The trouble with state Supreme Court rulings, a City Hall executive was saying this afternoon, is that you can grow old and paunchy waiting for them to be paid off or implemented.

For example, the broad 7 to 0 Supreme Court verdict handed down two days ago – that eventually will deliver $250,000 to City Hall – held that Los Angeles, among other counties, improperly collected excessive property tax administrative fees.

While 47 County cities brought suit four years ago, all 88 municipalities will share in the refunds that total about $10 million.

All numbers, including City Hall’s, are estimates. Lawyers won’t work out the official payoffs until sometime next year, sources said.

The payoff to Culver City is about mid-size. Long Beach will benefit the most, receiving about $645,000.

As your mother and your banker always have advised you, don’t spend it before it reaches your hands.

That will be a long time because clouds are hovering around the ruling.

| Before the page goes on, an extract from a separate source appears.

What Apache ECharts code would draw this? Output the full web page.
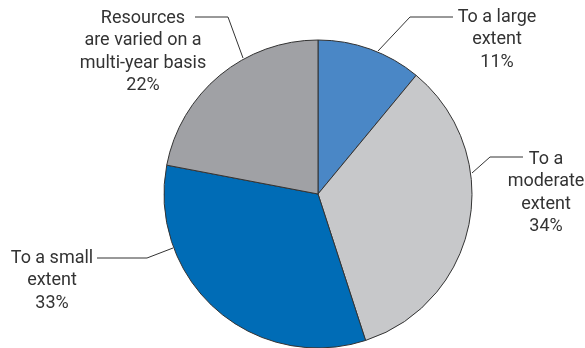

At an undetermined date, the County and the petitioners will return to court to argue whether the County’s debt covers merely one year or a half-dozen, as the litigants contend.

A verdict on that aspect is not expected until spring – or later.

“This is an excellent result for Culver City,” Mayor Andy Weissman said, but perspective is crucial. “In terms of its impact, in an $80 million-plus budget, $250,000 is significant but not a game-changer.”